LEWISTON — A group of Lewiston High School students dressed in Air Force blues stood at attention in the gym Tuesday, waiting for the next command.

“Present arms!” barked Cadet Second Lt. Corey Harlow, 15.

The cadets saluted.

“Order arms!” Harlow drilled. “Parade, rest.”

The group did a right face, left face, about face and then marched, all the while being observed by dignitaries and officers from Brewer conducting an inspection.

The school’s Air Force Junior ROTC program celebrated its 25th anniversary Tuesday with drills, special guests, speeches and a big cake.

Maine’s first high school ROTC program was established at Lewiston High School in 1988-89. Brewer High School soon followed Lewiston’s lead. They are the only two programs in the state.

Since then, hundreds of lives have been touched, said acting High School Principal Paul Amnott.

The objective isn’t to recruit students to the military, Amnott said, but to teach them about the military, encourage integrity, time management and leadership skills.

Students learn the nuts and bolts of flying, flight history and space exploration from retired U.S. Air Force personnel.

“It’s served a lot of students well,” Amnott said. “It’s helped turn some kids around.”

Harlow, who introduced himself as the public affairs officer for the unit, said he’s an example.

As a freshman last year, “I got a little sidetracked,” he said. He did too much socializing.

A friend told him he should join Junior ROTC. He did. And he’s changed.

“My grades are better,” he said. “I’m a better leader. The integrity I have is a lot better. The camaraderie I have with other cadets is amazing.”

Being part of a group that works hard in school and wants to serve changes you, he said. “It’s a very ambitious environment.”

Jonathan Gilchrist, 17, said being a cadet has allowed him to gain leadership and management skills. After graduation, he plans to enlist in the Air Force.

Bernadette Racine, 16, who joined as a freshman, plans to go to college and then become a Marine. “I feel a great sense of pride when I see someone in uniform,” she said.

The program suffered a tragedy in 2006 when three Lewiston ROTC cadets, Nicholas Babcock, Teisha Loesberg and Shannon Fortier, along with the 24-year-old civilian pilot, were killed when the single-engine plane they were in crashed into a mountain in Newry.

Since then policies have changed. The Lewiston School Committee must approve all field trips that involve transportation by someone other than a Lewiston public school employee. Lewiston cadets now fly on military aircraft, said the head instructor, retired Air Force Lt. Col. Mark Welborn.

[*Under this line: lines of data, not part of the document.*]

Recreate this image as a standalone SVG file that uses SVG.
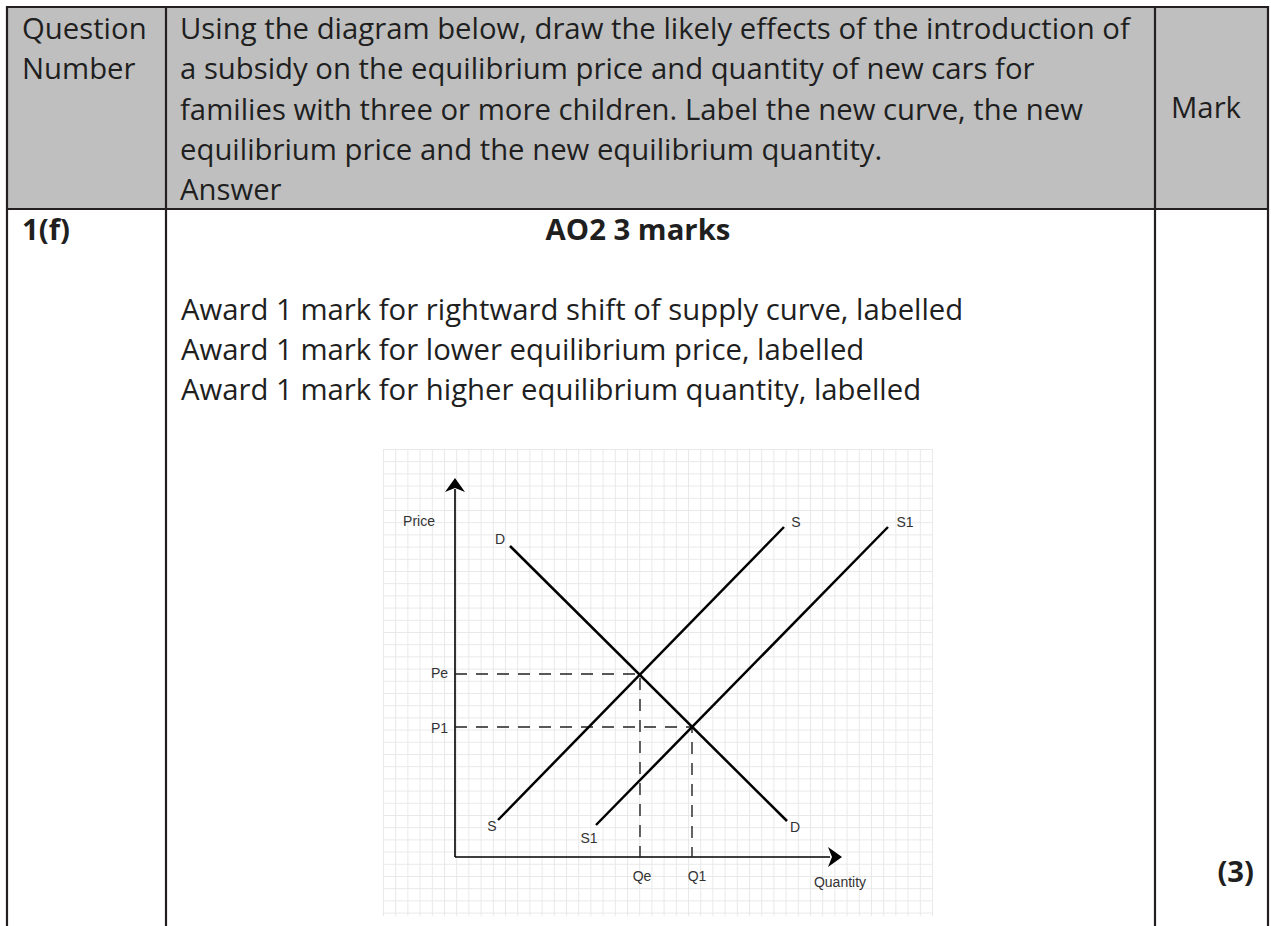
<svg xmlns="http://www.w3.org/2000/svg" width="1271" height="926" viewBox="0 0 1271 926">
<defs>
<style>
.t{font-family:"Open Sans","Noto Sans","DejaVu Sans",sans-serif;font-size:29.3px;fill:#1f1f1f}
.b{font-weight:bold}
.rule{stroke:#231f20;stroke-width:2.2;fill:none}
.lab{font-family:"Liberation Sans",Arial,sans-serif;font-size:14px;fill:#333}
.curve{stroke:#000;stroke-width:2.5;fill:none}
.dash{stroke:#222;stroke-width:1.4;stroke-dasharray:12 9;fill:none}
.axis{stroke:#000;stroke-width:1.6;fill:none}
</style>
<pattern id="grid" x="383" y="449" width="12.2" height="12.2" patternUnits="userSpaceOnUse">
<path d="M0,0.5 H12.2 M0.5,0 V12.2" stroke="#e8e8e8" stroke-width="1" fill="none"/>
</pattern>
</defs>
<rect width="1271" height="926" fill="#fff"/>
<g id="table">
<rect x="7" y="7" width="1261" height="202" fill="#bfbfbf"/>
<path class="rule" d="M7,926 V7 H1268 V926 M166,7 V926 M1155,7 V926 M7,209 H1268"/>
</g>
<g id="header">
<text class="t" x="22" y="39">Question</text>
<text class="t" x="22" y="79">Number</text>
<text class="t" x="180" y="39">Using the diagram below, draw the likely effects of the introduction of</text>
<text class="t" x="180" y="79">a subsidy on the equilibrium price and quantity of new cars for</text>
<text class="t" x="180" y="120">families with three or more children. Label the new curve, the new</text>
<text class="t" x="180" y="160">equilibrium price and the new equilibrium quantity.</text>
<text class="t" x="180" y="200">Answer</text>
<text class="t" x="1171" y="118">Mark</text>
</g>
<g id="body">
<text class="t b" x="22" y="240">1(f)</text>
<text class="t b" x="638" y="240" text-anchor="middle">AO2 3 marks</text>
<text class="t" x="181" y="320">Award 1 mark for rightward shift of supply curve, labelled</text>
<text class="t" x="181" y="360">Award 1 mark for lower equilibrium price, labelled</text>
<text class="t" x="181" y="400">Award 1 mark for higher equilibrium quantity, labelled</text>
<text class="t b" x="1254" y="882" text-anchor="end">(3)</text>
</g>
<g id="chart">
<rect x="383" y="449" width="550" height="467" fill="url(#grid)"/>
<g id="axes">
<path class="axis" d="M455,857 V489 M455,857 H830"/>
<path d="M455,478 L465,492 L455,488 L445,492 Z" fill="#000"/>
<path d="M842,857 L828,867 L832,857 L828,847 Z" fill="#000"/>
</g>
<g id="connectors">
<path class="dash" d="M455,674 H640 V857"/>
<path class="dash" d="M455,727 H692 V857"/>
</g>
<g id="curve-D"><path class="curve" d="M510,546 L787,821"/></g>
<g id="curve-S"><path class="curve" d="M498,820 L784,527"/></g>
<g id="curve-S1"><path class="curve" d="M596,825 L888,527"/></g>
<g id="labels">
<text class="lab" x="419" y="526" text-anchor="middle">Price</text>
<text class="lab" x="500" y="544" text-anchor="middle">D</text>
<text class="lab" x="796" y="527" text-anchor="middle">S</text>
<text class="lab" x="905" y="527" text-anchor="middle">S1</text>
<text class="lab" x="448" y="678" text-anchor="end">Pe</text>
<text class="lab" x="448" y="733" text-anchor="end">P1</text>
<text class="lab" x="492" y="831" text-anchor="middle">S</text>
<text class="lab" x="589" y="843" text-anchor="middle">S1</text>
<text class="lab" x="795" y="832" text-anchor="middle">D</text>
<text class="lab" x="642" y="881" text-anchor="middle">Qe</text>
<text class="lab" x="697" y="881" text-anchor="middle">Q1</text>
<text class="lab" x="840" y="887" text-anchor="middle">Quantity</text>
</g>
</g>
</svg>
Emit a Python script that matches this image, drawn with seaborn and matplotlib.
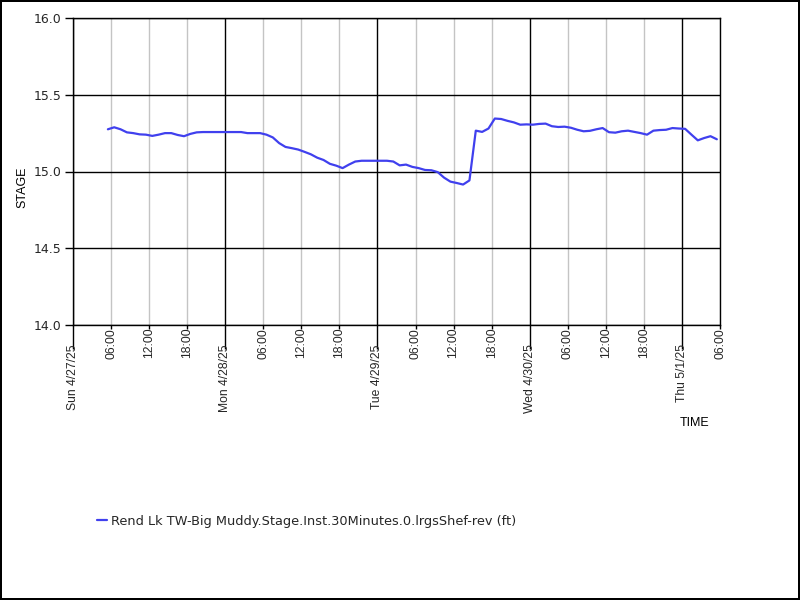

The program now has 102 cadets, Welborn said. Most attend Lewiston High School; 35 are from Edward Little, Oak Hill, Leavitt and Lisbon high schools.

The overall goal is to help students become good citizens, Welborn said. He fields requests “all the time” for his cadets to perform color guard flag presentations at public events, from hockey and football games to concerts and graduations.

A big part of how the program helps students is direction and belonging, he said. “When students come in the door they are part of a family, part of a group they can identify with.”

In class Tuesday, Master Sgt. Tony Campbell, who teaches at Air Force Junior ROTC at Brewer High School, told students how being a cadet helped him graduate from college sooner, be a better member of the Air Force, assume leadership duties and get promoted quicker. “This is where it started.”

Whether they go to work, college or join the military after they graduate, “you learn so much here,” he said. “It’s so much fun. It’s your corps. We are here to guide you along.”